[begin Data segment]

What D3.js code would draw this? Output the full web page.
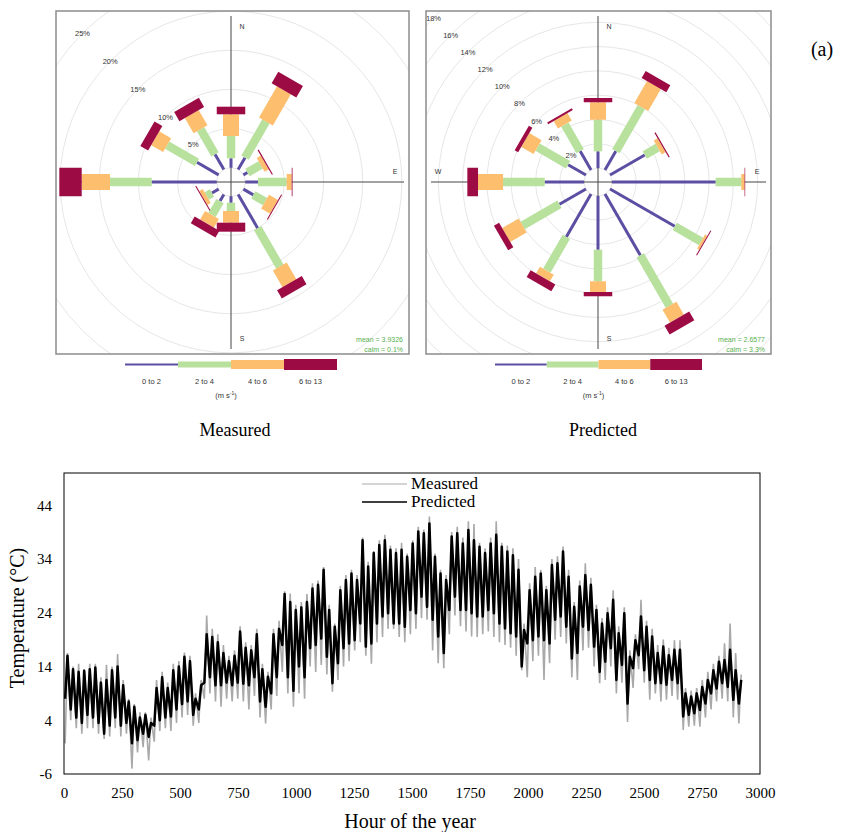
<!DOCTYPE html>
<html>
<head>
<meta charset="utf-8">
<script src="https://cdn.jsdelivr.net/npm/d3@7"></script>
<style>
body{margin:0;background:#fff;}
svg{display:block;}
</style>
</head>
<body>
<svg id="fig" width="842" height="832"></svg>
<script>
// ---- wind rose data: % of hours per speed class, sectors clockwise from N
var ROSE_DIRS = [0, 30, 60, 90, 120, 150, 180, 210, 240, 270, 300, 330];
var SPEED_CLASSES = ['0 to 2', '2 to 4', '4 to 6', '6 to 13'];
var SPEED_COLORS = ['#5b4ea3', '#b7e19d', '#fdbe6e', '#9d0b45'];

var measuredRose = [
    [1.2, 2.85, 2.77, 0.97],
    [1.75, 5.35, 4.6, 1.7],
    [0.6, 1.95, 0.6, 0.15],
    [1.62, 3.67, 0.64, 0.1],
    [1.47, 1.73, 1.32, 0.13],
    [4.98, 5.66, 2.46, 1.2],
    [0.82, 1.06, 1.49, 1.15],
    [0.98, 2.05, 1.27, 0.99],
    [0.98, 0.77, 0.51, 0.13],
    [8.3, 5.33, 3.61, 2.86],
    [3.2, 4.39, 1.76, 1.15],
    [2.26, 3.7, 2.24, 1.34]
];
var predictedRose = [
    [1.38, 2.6, 1.44, 0.35],
    [1.8, 4.18, 2.09, 0.66],
    [3.3, 1.23, 0.37, 0.1],
    [8.54, 2.11, 0.28, 0.04],
    [6.15, 2.5, 0.21, 0.08],
    [5.82, 4.8, 1.22, 0.84],
    [4.43, 2.6, 0.88, 0.35],
    [4.08, 3.2, 0.63, 0.66],
    [2.52, 3.5, 1.56, 0.49],
    [3.24, 3.43, 2.06, 0.88],
    [1.7, 2.9, 1.17, 0.33],
    [1.8, 2.51, 0.72, 0.16]
];
var measuredStats = ['mean = 3.9326', 'calm = 0.1%'];
var predictedStats = ['mean = 2.6577', 'calm = 3.3%'];

// ---- temperature: daily min / max (deg C) read per day, day 0 = hours 0-23
var predMax = [16,13.5,13,13.2,13.5,13.8,11,11.5,13.3,14,
    10.5,7.5,6.5,4.5,5,3.5,10,12,10,13.3,
    14,15.8,15,8,10.5,20,19.5,18.5,16.5,15,
    16,20.5,17.5,17,20,13.5,12.1,20,21,27.5,
    26,24.5,25,26,28.5,29.2,32,24.5,21.4,28.2,
    30.1,31.3,30.1,37.5,32.6,35.1,36.6,37.5,35.7,35.1,
    35.7,34.4,36.9,39.1,38.8,40.6,34.4,31.3,30.1,38.2,
    38.8,36.9,39.4,37.5,36.3,35.1,36.9,38.5,36.3,35.4,
    34.7,32,20.8,28.2,30.7,31.3,28.2,32.9,33.2,35.4,
    30.7,25.1,28.9,31,29.2,24.5,22,23.9,26.4,20.2,
    23.9,15.8,18.9,23.3,21.4,19.6,16.5,17.7,16.1,17.1,
    17.1,9,8.4,9,10.2,11.5,13.3,14.9,15.2,17.1,
    13.3,11.5];
var predMin = [8,6,4.5,3.5,5,4.5,3.5,1.5,3,4.5,
    3,3.5,-0.3,0.3,1.5,0.9,3,4,4.5,4.7,
    6,7,7.5,5,6,11,12,10.5,10.5,11,
    10.5,11,10.8,10.5,12,7.5,6.5,9,12,18,
    12,9.5,14,12,17.4,18,19.2,15.8,10.9,14.6,
    17.4,18.3,18.9,22,17.7,18.3,22,23.3,23.9,22,
    22,21.4,24.5,23.9,27,25.1,22.7,19.6,16.5,24.5,
    27,24.5,24.5,23.9,23.3,23.3,24.5,23.9,22,21.1,
    20.2,19.6,14,18.3,18.9,19.6,18.9,18.3,22.7,23.3,
    21.4,15.5,16.5,21.4,20.8,17.7,13,14.9,17.4,11.5,
    14.3,7.1,13.7,16.1,13.3,11.5,10.9,10.9,10.6,11.5,
    10.9,4.7,5,5.3,5.9,7.1,9,9.9,10.9,10.2,
    7.8,7.1];
var measMax = [16.5,14,14.5,13.5,14.5,14.5,12,14.3,14,16.3,
    11.5,8,7,5.5,5.5,4.5,11.5,13,11,14.5,
    15,16.6,16,9,11.5,23.5,21,20,18,16,
    17,21.5,18.5,18,21,14.5,13,21,22.5,28,
    27.6,25.5,26,27.5,29.5,30,32.5,25.5,22,29,
    31,32,31,38,33.5,35.5,37.5,38.5,36.5,36,
    37,35,37.5,40,39.5,41.9,35,32,31,39,
    40,38,41,40.5,37,36,38,41,37,36.5,
    36,34,22,29.5,32.5,32,29,34,34.5,36.3,
    32,26,30,33.2,30.5,25.5,23,25,28.2,21.5,
    25,17,20,26.4,22.5,21,18,19,17.5,18.9,
    18.9,10,9.5,10,11.5,13,14.5,16,18.3,22,
    16.5,12.5];
var measMin = [-0.3,4,2.5,1.5,2.5,2.5,1.5,0.5,1,2.5,
    1,1.5,-5,-2,-1,-3.5,0,2,2.5,2,
    3.5,4.5,5,3,3.5,8,9,7.5,6.5,8,
    7.5,8,7.5,6,8.5,4.5,3.4,6,8.5,13,
    9,6.5,9,8,14,13,14.3,12.5,9.3,11.5,
    14,15,17,18.5,16,14.5,18.5,19.5,21,21,
    19.5,18.5,20,21,23,22.7,17,14.6,13.7,20,
    23.5,21.5,20.5,19.6,19.5,20,20.5,19.5,18.5,18,
    17.5,16,13.3,12,15,16,11.5,14.6,19,19.5,
    18.3,12,11.5,17,17.5,14,10.9,11.5,14,9,
    11,3.7,10,13.5,11,7.8,9,7.5,7.8,8.5,
    7.8,2.2,2.8,3,2.8,4.5,6,7.5,8,7.5,
    4.5,3.4];
var HOUR_OF_MIN = 5, HOUR_OF_MAX = 15;
var xTicks = d3.range(0, 3001, 250);
var yTicks = [-6, 4, 14, 24, 34, 44];

var svg = d3.select('#fig');
var SANS = 'Liberation Sans, Arial, sans-serif';
var SERIF = 'Liberation Serif, Times New Roman, serif';

function drawRose(o) {
    var g = svg.append('g');
    var clipId = 'clip-' + o.id;
    g.append('clipPath').attr('id', clipId).append('rect')
        .attr('x', o.box[0]).attr('y', o.box[1])
        .attr('width', o.box[2]).attr('height', o.box[3]);
    var r = d3.scaleLinear().domain([0, o.max]).range([o.offset, o.offset + o.max * o.pxPer]);
    var inner = g.append('g').attr('clip-path', 'url(#' + clipId + ')')
        .append('g').attr('transform', 'translate(' + o.cx + ',' + o.cy + ')');

    // grid circles
    inner.selectAll('circle.grid').data(d3.range(o.step, o.max + o.step * 3, o.step))
        .enter().append('circle').attr('class', 'grid')
        .attr('r', function(d) { return r(d); })
        .attr('fill', 'none').attr('stroke', '#e0e0e0').attr('stroke-width', 0.8);
    inner.append('circle').attr('r', o.offset)
        .attr('fill', '#fff').attr('stroke', '#e0e0e0').attr('stroke-width', 0.8);

    // cross axes
    var left = o.box[0] - o.cx + 5, right = o.box[0] + o.box[2] - o.cx - 5,
        top = o.box[1] - o.cy + 5, bottom = o.box[1] + o.box[3] - o.cy - 5;
    inner.append('line').attr('x1', 0).attr('x2', 0).attr('y1', top).attr('y2', bottom)
        .attr('stroke', '#444').attr('stroke-width', 1);
    inner.append('line').attr('x1', left).attr('x2', right).attr('y1', 0).attr('y2', 0)
        .attr('stroke', '#444').attr('stroke-width', 1);
    var compass = [['N', 11, top + 13], ['E', right - 9, -8], ['S', 11, bottom - 8], ['W', left + 7, -8]];
    inner.selectAll('text.cmp').data(compass).enter().append('text')
        .attr('x', function(d) { return d[1]; }).attr('y', function(d) { return d[2]; })
        .attr('text-anchor', 'middle').attr('font-family', SANS).attr('font-size', 7)
        .attr('fill', '#333').text(function(d) { return d[0]; });

    // percent labels along the NW diagonal
    inner.selectAll('text.pct').data(d3.range(o.step, o.max + 0.001, o.step)).enter().append('text')
        .attr('x', function(d) { return -r(d) * Math.SQRT1_2; })
        .attr('y', function(d) { return -r(d) * Math.SQRT1_2 + 3; })
        .attr('text-anchor', 'middle').attr('font-family', SANS).attr('font-size', 7.5)
        .attr('fill', '#333').text(function(d) { return d + '%'; });

    // paddles
    var widths = [3, 8.5, 16, 28.5];
    o.data.forEach(function(vals, i) {
        var spoke = inner.append('g').attr('transform', 'rotate(' + ROSE_DIRS[i] + ')');
        var cum = 0;
        vals.forEach(function(v, k) {
            var r0 = r(cum), r1 = r(cum + v);
            cum += v;
            spoke.append('rect')
                .attr('x', -widths[k] / 2).attr('width', widths[k])
                .attr('y', -r1).attr('height', Math.max(r1 - r0, 0.6))
                .attr('fill', SPEED_COLORS[k]);
        });
    });

    // mean / calm
    g.selectAll('text.stat').data(o.stats).enter().append('text')
        .attr('x', o.box[0] + o.box[2] - 6)
        .attr('y', function(d, i) { return o.box[1] + o.box[3] - 12 + i * 10; })
        .attr('text-anchor', 'end').attr('font-family', SANS).attr('font-size', 7)
        .attr('fill', '#57b04e').text(function(d) { return d; });

    // frame
    g.append('rect').attr('x', o.box[0]).attr('y', o.box[1])
        .attr('width', o.box[2]).attr('height', o.box[3])
        .attr('fill', 'none').attr('stroke', '#8c8c8c').attr('stroke-width', 1.5);

    // key
    var key = svg.append('g');
    var kx = d3.scaleBand().domain(SPEED_CLASSES).range([o.keyX0, o.keyX1]);
    var thick = [2, 6, 9, 11];
    key.selectAll('rect').data(SPEED_CLASSES).enter().append('rect')
        .attr('x', function(d) { return kx(d); }).attr('width', kx.bandwidth())
        .attr('y', function(d, i) { return o.keyY - thick[i] / 2; })
        .attr('height', function(d, i) { return thick[i]; })
        .attr('fill', function(d, i) { return SPEED_COLORS[i]; });
    key.selectAll('text.lab').data(SPEED_CLASSES).enter().append('text')
        .attr('x', function(d) { return kx(d) + kx.bandwidth() / 2; })
        .attr('y', o.keyY + 19).attr('text-anchor', 'middle')
        .attr('font-family', SANS).attr('font-size', 7.5).attr('fill', '#333')
        .text(function(d) { return d; });
    var unit = key.append('text').attr('x', (o.keyX0 + o.keyX1) / 2 - 5).attr('y', o.keyY + 33)
        .attr('text-anchor', 'middle').attr('font-family', SANS).attr('font-size', 7.5).attr('fill', '#333');
    unit.append('tspan').text('(m s');
    unit.append('tspan').attr('baseline-shift', 'super').attr('font-size', 5).text('-1');
    unit.append('tspan').text(')');
}

drawRose({id: 'meas', box: [56, 11, 353, 343], cx: 231, cy: 182, offset: 14.3, pxPer: 7.83,
    max: 25, step: 5, data: measuredRose, stats: measuredStats, keyX0: 125, keyX1: 337, keyY: 364.5});
drawRose({id: 'pred', box: [426, 11, 345, 343], cx: 598, cy: 182, offset: 13.9, pxPer: 12.15,
    max: 18, step: 2, data: predictedRose, stats: predictedStats, keyX0: 495, keyX1: 702, keyY: 364.5});

svg.append('text').attr('x', 235).attr('y', 436).attr('text-anchor', 'middle')
    .attr('font-family', SERIF).attr('font-size', 18).text('Measured');
svg.append('text').attr('x', 603).attr('y', 436).attr('text-anchor', 'middle')
    .attr('font-family', SERIF).attr('font-size', 18).text('Predicted');
svg.append('text').attr('x', 822).attr('y', 56).attr('text-anchor', 'middle')
    .attr('font-family', SERIF).attr('font-size', 20).text('(a)');

// ---- temperature series
var plot = {left: 64, right: 760, top: 473, bottom: 774};
var x = d3.scaleLinear().domain([0, 3000]).range([plot.left, plot.right]);
var y = d3.scaleLinear().domain([-6, 50]).range([plot.bottom, plot.top]);

function dailyPoints(mins, maxs) {
    var pts = [];
    mins.forEach(function(v, d) {
        pts.push([d * 24 + HOUR_OF_MIN, v]);
        pts.push([d * 24 + HOUR_OF_MAX, maxs[d]]);
    });
    return pts;
}
var line = d3.line().x(function(d) { return x(d[0]); }).y(function(d) { return y(d[1]); });

var ts = svg.append('g');
ts.append('path').datum(dailyPoints(measMin, measMax)).attr('d', line)
    .attr('fill', 'none').attr('stroke', '#a9a9a9').attr('stroke-width', 1.6);
ts.append('path').datum(dailyPoints(predMin, predMax)).attr('d', line)
    .attr('fill', 'none').attr('stroke', '#000').attr('stroke-width', 2.5)
    .attr('stroke-linejoin', 'round');

ts.append('rect').attr('x', plot.left).attr('y', plot.top)
    .attr('width', plot.right - plot.left).attr('height', plot.bottom - plot.top)
    .attr('fill', 'none').attr('stroke', '#000').attr('stroke-width', 1);

var xAxis = ts.append('g').attr('transform', 'translate(0,' + plot.bottom + ')')
    .call(d3.axisBottom(x).tickValues(xTicks).tickSize(0).tickPadding(13).tickFormat(String));
var yAxis = ts.append('g').attr('transform', 'translate(' + plot.left + ',0)')
    .call(d3.axisLeft(y).tickValues(yTicks).tickSize(0).tickPadding(12).tickFormat(String));
[xAxis, yAxis].forEach(function(a) {
    a.select('.domain').remove();
    a.selectAll('text').attr('font-family', SERIF).attr('font-size', 15).attr('fill', '#000');
});

ts.append('text').attr('x', 410).attr('y', 828).attr('text-anchor', 'middle')
    .attr('font-family', SERIF).attr('font-size', 20).text('Hour of the year');
ts.append('text').attr('transform', 'translate(24,618) rotate(-90)').attr('text-anchor', 'middle')
    .attr('font-family', SERIF).attr('font-size', 20).text('Temperature (\u00b0C)');

// legend
var legend = ts.append('g');
[['Measured', '#a9a9a9', 1.1, 484], ['Predicted', '#000', 1.7, 502]].forEach(function(d) {
    legend.append('line').attr('x1', 362).attr('x2', 407).attr('y1', d[3]).attr('y2', d[3])
        .attr('stroke', d[1]).attr('stroke-width', d[2]);
    legend.append('text').attr('x', 411).attr('y', d[3] + 5).attr('font-family', SERIF)
        .attr('font-size', 17).text(d[0]);
});
</script>
</body>
</html>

[end Data segment]

## What to work on
Repeat only the lines from the beginning of the material through the line containing "var predictedStats = ['mean", both ends kept, leaving pictures out.

## Correct result
What D3.js code would draw this? Output the full web page.
<!DOCTYPE html>
<html>
<head>
<meta charset="utf-8">
<script src="https://cdn.jsdelivr.net/npm/d3@7"></script>
<style>
body{margin:0;background:#fff;}
svg{display:block;}
</style>
</head>
<body>
<svg id="fig" width="842" height="832"></svg>
<script>
// ---- wind rose data: % of hours per speed class, sectors clockwise from N
var ROSE_DIRS = [0, 30, 60, 90, 120, 150, 180, 210, 240, 270, 300, 330];
var SPEED_CLASSES = ['0 to 2', '2 to 4', '4 to 6', '6 to 13'];
var SPEED_COLORS = ['#5b4ea3', '#b7e19d', '#fdbe6e', '#9d0b45'];

var measuredRose = [
    [1.2, 2.85, 2.77, 0.97],
    [1.75, 5.35, 4.6, 1.7],
    [0.6, 1.95, 0.6, 0.15],
    [1.62, 3.67, 0.64, 0.1],
    [1.47, 1.73, 1.32, 0.13],
    [4.98, 5.66, 2.46, 1.2],
    [0.82, 1.06, 1.49, 1.15],
    [0.98, 2.05, 1.27, 0.99],
    [0.98, 0.77, 0.51, 0.13],
    [8.3, 5.33, 3.61, 2.86],
    [3.2, 4.39, 1.76, 1.15],
    [2.26, 3.7, 2.24, 1.34]
];
var predictedRose = [
    [1.38, 2.6, 1.44, 0.35],
    [1.8, 4.18, 2.09, 0.66],
    [3.3, 1.23, 0.37, 0.1],
    [8.54, 2.11, 0.28, 0.04],
    [6.15, 2.5, 0.21, 0.08],
    [5.82, 4.8, 1.22, 0.84],
    [4.43, 2.6, 0.88, 0.35],
    [4.08, 3.2, 0.63, 0.66],
    [2.52, 3.5, 1.56, 0.49],
    [3.24, 3.43, 2.06, 0.88],
    [1.7, 2.9, 1.17, 0.33],
    [1.8, 2.51, 0.72, 0.16]
];
var measuredStats = ['mean = 3.9326', 'calm = 0.1%'];
var predictedStats = ['mean = 2.6577', 'calm = 3.3%'];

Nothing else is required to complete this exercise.